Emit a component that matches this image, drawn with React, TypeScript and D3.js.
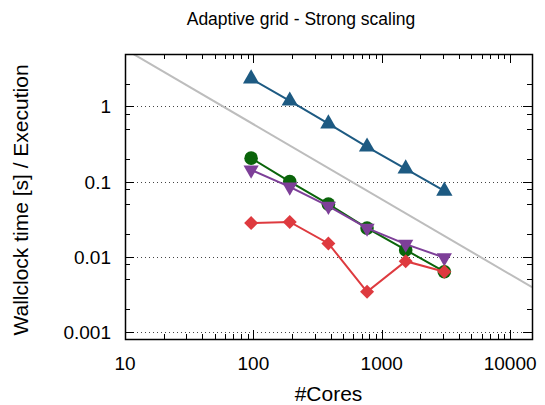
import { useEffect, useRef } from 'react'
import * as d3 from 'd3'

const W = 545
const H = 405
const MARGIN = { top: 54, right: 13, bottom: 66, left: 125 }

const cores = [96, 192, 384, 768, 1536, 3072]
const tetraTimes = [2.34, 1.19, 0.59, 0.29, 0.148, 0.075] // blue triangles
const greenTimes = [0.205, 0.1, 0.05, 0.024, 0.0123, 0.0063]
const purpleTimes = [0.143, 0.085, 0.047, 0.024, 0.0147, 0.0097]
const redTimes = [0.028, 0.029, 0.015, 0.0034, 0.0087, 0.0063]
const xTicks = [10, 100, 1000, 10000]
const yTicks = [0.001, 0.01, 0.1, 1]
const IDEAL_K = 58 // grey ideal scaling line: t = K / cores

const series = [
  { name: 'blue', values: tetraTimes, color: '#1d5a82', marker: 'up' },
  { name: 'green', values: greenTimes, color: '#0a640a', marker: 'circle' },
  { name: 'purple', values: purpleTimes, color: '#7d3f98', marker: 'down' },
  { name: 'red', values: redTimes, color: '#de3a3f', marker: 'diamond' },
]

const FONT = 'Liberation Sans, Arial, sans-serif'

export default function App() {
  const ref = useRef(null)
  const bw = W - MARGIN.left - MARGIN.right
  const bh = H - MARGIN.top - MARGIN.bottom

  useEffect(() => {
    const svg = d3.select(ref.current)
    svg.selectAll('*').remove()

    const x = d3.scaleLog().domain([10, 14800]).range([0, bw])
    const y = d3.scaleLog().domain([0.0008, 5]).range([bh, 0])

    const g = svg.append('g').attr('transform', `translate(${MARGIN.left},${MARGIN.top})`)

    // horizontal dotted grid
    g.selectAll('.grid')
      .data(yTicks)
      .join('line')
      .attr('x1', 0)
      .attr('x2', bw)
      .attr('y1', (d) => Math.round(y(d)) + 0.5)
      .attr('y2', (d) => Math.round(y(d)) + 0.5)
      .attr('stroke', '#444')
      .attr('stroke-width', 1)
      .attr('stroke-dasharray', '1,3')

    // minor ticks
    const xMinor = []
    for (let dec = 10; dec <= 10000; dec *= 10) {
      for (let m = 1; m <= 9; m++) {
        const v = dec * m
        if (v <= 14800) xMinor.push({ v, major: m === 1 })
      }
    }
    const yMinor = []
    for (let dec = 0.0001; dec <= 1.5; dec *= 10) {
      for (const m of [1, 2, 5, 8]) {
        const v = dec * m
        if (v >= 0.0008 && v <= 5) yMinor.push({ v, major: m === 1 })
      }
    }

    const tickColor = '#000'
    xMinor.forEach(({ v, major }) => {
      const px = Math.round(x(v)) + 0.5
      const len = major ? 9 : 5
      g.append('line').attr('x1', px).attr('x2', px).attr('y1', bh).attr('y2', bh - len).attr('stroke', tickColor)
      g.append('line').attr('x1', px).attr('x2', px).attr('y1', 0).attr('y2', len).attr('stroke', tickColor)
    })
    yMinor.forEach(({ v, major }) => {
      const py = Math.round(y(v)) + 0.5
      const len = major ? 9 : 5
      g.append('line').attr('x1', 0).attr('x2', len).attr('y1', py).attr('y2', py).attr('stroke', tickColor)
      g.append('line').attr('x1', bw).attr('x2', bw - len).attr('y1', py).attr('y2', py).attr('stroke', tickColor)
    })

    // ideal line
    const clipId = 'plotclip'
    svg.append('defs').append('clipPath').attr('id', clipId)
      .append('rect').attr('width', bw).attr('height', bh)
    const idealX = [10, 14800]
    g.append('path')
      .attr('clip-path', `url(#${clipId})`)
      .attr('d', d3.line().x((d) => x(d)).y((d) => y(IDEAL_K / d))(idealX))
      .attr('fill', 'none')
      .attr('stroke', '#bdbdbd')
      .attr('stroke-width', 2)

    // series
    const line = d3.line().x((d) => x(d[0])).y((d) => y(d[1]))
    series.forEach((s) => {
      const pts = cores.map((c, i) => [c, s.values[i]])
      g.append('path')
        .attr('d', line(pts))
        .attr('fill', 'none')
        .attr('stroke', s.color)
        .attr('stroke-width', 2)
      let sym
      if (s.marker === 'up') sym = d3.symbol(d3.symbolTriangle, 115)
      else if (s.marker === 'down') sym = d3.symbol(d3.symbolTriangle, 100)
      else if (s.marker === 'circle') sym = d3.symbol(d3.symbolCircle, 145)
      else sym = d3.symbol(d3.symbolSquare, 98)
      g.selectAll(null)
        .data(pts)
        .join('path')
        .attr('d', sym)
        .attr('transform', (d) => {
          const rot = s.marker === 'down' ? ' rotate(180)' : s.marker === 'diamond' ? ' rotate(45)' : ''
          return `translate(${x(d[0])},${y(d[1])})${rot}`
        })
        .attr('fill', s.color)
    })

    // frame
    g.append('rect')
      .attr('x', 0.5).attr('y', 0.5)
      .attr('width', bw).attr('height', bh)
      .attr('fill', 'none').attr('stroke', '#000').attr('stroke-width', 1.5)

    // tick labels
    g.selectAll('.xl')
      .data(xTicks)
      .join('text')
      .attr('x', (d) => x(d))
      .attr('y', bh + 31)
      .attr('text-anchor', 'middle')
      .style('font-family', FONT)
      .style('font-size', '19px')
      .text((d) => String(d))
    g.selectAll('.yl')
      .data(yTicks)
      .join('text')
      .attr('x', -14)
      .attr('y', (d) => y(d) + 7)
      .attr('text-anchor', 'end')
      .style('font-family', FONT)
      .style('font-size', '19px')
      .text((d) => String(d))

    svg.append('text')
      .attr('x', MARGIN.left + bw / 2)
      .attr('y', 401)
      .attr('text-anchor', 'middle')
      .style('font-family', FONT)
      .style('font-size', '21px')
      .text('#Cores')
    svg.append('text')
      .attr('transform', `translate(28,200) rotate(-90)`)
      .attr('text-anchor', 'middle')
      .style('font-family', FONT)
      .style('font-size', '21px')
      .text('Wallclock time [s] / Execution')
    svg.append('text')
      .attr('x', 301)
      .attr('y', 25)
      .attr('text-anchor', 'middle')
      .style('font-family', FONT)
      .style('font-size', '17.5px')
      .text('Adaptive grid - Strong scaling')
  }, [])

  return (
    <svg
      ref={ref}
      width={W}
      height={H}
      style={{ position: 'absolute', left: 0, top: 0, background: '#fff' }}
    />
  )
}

[Work to do] Do not include the images; transcribe the rest of the listing exactly.

[Complete answer]
Emit a component that matches this image, drawn with React, TypeScript and D3.js.
import { useEffect, useRef } from 'react'
import * as d3 from 'd3'

const W = 545
const H = 405
const MARGIN = { top: 54, right: 13, bottom: 66, left: 125 }

const cores = [96, 192, 384, 768, 1536, 3072]
const tetraTimes = [2.34, 1.19, 0.59, 0.29, 0.148, 0.075] // blue triangles
const greenTimes = [0.205, 0.1, 0.05, 0.024, 0.0123, 0.0063]
const purpleTimes = [0.143, 0.085, 0.047, 0.024, 0.0147, 0.0097]
const redTimes = [0.028, 0.029, 0.015, 0.0034, 0.0087, 0.0063]
const xTicks = [10, 100, 1000, 10000]
const yTicks = [0.001, 0.01, 0.1, 1]
const IDEAL_K = 58 // grey ideal scaling line: t = K / cores

const series = [
  { name: 'blue', values: tetraTimes, color: '#1d5a82', marker: 'up' },
  { name: 'green', values: greenTimes, color: '#0a640a', marker: 'circle' },
  { name: 'purple', values: purpleTimes, color: '#7d3f98', marker: 'down' },
  { name: 'red', values: redTimes, color: '#de3a3f', marker: 'diamond' },
]

const FONT = 'Liberation Sans, Arial, sans-serif'

export default function App() {
  const ref = useRef(null)
  const bw = W - MARGIN.left - MARGIN.right
  const bh = H - MARGIN.top - MARGIN.bottom

  useEffect(() => {
    const svg = d3.select(ref.current)
    svg.selectAll('*').remove()

    const x = d3.scaleLog().domain([10, 14800]).range([0, bw])
    const y = d3.scaleLog().domain([0.0008, 5]).range([bh, 0])

    const g = svg.append('g').attr('transform', `translate(${MARGIN.left},${MARGIN.top})`)

    // horizontal dotted grid
    g.selectAll('.grid')
      .data(yTicks)
      .join('line')
      .attr('x1', 0)
      .attr('x2', bw)
      .attr('y1', (d) => Math.round(y(d)) + 0.5)
      .attr('y2', (d) => Math.round(y(d)) + 0.5)
      .attr('stroke', '#444')
      .attr('stroke-width', 1)
      .attr('stroke-dasharray', '1,3')

    // minor ticks
    const xMinor = []
    for (let dec = 10; dec <= 10000; dec *= 10) {
      for (let m = 1; m <= 9; m++) {
        const v = dec * m
        if (v <= 14800) xMinor.push({ v, major: m === 1 })
      }
    }
    const yMinor = []
    for (let dec = 0.0001; dec <= 1.5; dec *= 10) {
      for (const m of [1, 2, 5, 8]) {
        const v = dec * m
        if (v >= 0.0008 && v <= 5) yMinor.push({ v, major: m === 1 })
      }
    }

    const tickColor = '#000'
    xMinor.forEach(({ v, major }) => {
      const px = Math.round(x(v)) + 0.5
      const len = major ? 9 : 5
      g.append('line').attr('x1', px).attr('x2', px).attr('y1', bh).attr('y2', bh - len).attr('stroke', tickColor)
      g.append('line').attr('x1', px).attr('x2', px).attr('y1', 0).attr('y2', len).attr('stroke', tickColor)
    })
    yMinor.forEach(({ v, major }) => {
      const py = Math.round(y(v)) + 0.5
      const len = major ? 9 : 5
      g.append('line').attr('x1', 0).attr('x2', len).attr('y1', py).attr('y2', py).attr('stroke', tickColor)
      g.append('line').attr('x1', bw).attr('x2', bw - len).attr('y1', py).attr('y2', py).attr('stroke', tickColor)
    })

    // ideal line
    const clipId = 'plotclip'
    svg.append('defs').append('clipPath').attr('id', clipId)
      .append('rect').attr('width', bw).attr('height', bh)
    const idealX = [10, 14800]
    g.append('path')
      .attr('clip-path', `url(#${clipId})`)
      .attr('d', d3.line().x((d) => x(d)).y((d) => y(IDEAL_K / d))(idealX))
      .attr('fill', 'none')
      .attr('stroke', '#bdbdbd')
      .attr('stroke-width', 2)

    // series
    const line = d3.line().x((d) => x(d[0])).y((d) => y(d[1]))
    series.forEach((s) => {
      const pts = cores.map((c, i) => [c, s.values[i]])
      g.append('path')
        .attr('d', line(pts))
        .attr('fill', 'none')
        .attr('stroke', s.color)
        .attr('stroke-width', 2)
      let sym
      if (s.marker === 'up') sym = d3.symbol(d3.symbolTriangle, 115)
      else if (s.marker === 'down') sym = d3.symbol(d3.symbolTriangle, 100)
      else if (s.marker === 'circle') sym = d3.symbol(d3.symbolCircle, 145)
      else sym = d3.symbol(d3.symbolSquare, 98)
      g.selectAll(null)
        .data(pts)
        .join('path')
        .attr('d', sym)
        .attr('transform', (d) => {
          const rot = s.marker === 'down' ? ' rotate(180)' : s.marker === 'diamond' ? ' rotate(45)' : ''
          return `translate(${x(d[0])},${y(d[1])})${rot}`
        })
        .attr('fill', s.color)
    })

    // frame
    g.append('rect')
      .attr('x', 0.5).attr('y', 0.5)
      .attr('width', bw).attr('height', bh)
      .attr('fill', 'none').attr('stroke', '#000').attr('stroke-width', 1.5)

    // tick labels
    g.selectAll('.xl')
      .data(xTicks)
      .join('text')
      .attr('x', (d) => x(d))
      .attr('y', bh + 31)
      .attr('text-anchor', 'middle')
      .style('font-family', FONT)
      .style('font-size', '19px')
      .text((d) => String(d))
    g.selectAll('.yl')
      .data(yTicks)
      .join('text')
      .attr('x', -14)
      .attr('y', (d) => y(d) + 7)
      .attr('text-anchor', 'end')
      .style('font-family', FONT)
      .style('font-size', '19px')
      .text((d) => String(d))

    svg.append('text')
      .attr('x', MARGIN.left + bw / 2)
      .attr('y', 401)
      .attr('text-anchor', 'middle')
      .style('font-family', FONT)
      .style('font-size', '21px')
      .text('#Cores')
    svg.append('text')
      .attr('transform', `translate(28,200) rotate(-90)`)
      .attr('text-anchor', 'middle')
      .style('font-family', FONT)
      .style('font-size', '21px')
      .text('Wallclock time [s] / Execution')
    svg.append('text')
      .attr('x', 301)
      .attr('y', 25)
      .attr('text-anchor', 'middle')
      .style('font-family', FONT)
      .style('font-size', '17.5px')
      .text('Adaptive grid - Strong scaling')
  }, [])

  return (
    <svg
      ref={ref}
      width={W}
      height={H}
      style={{ position: 'absolute', left: 0, top: 0, background: '#fff' }}
    />
  )
}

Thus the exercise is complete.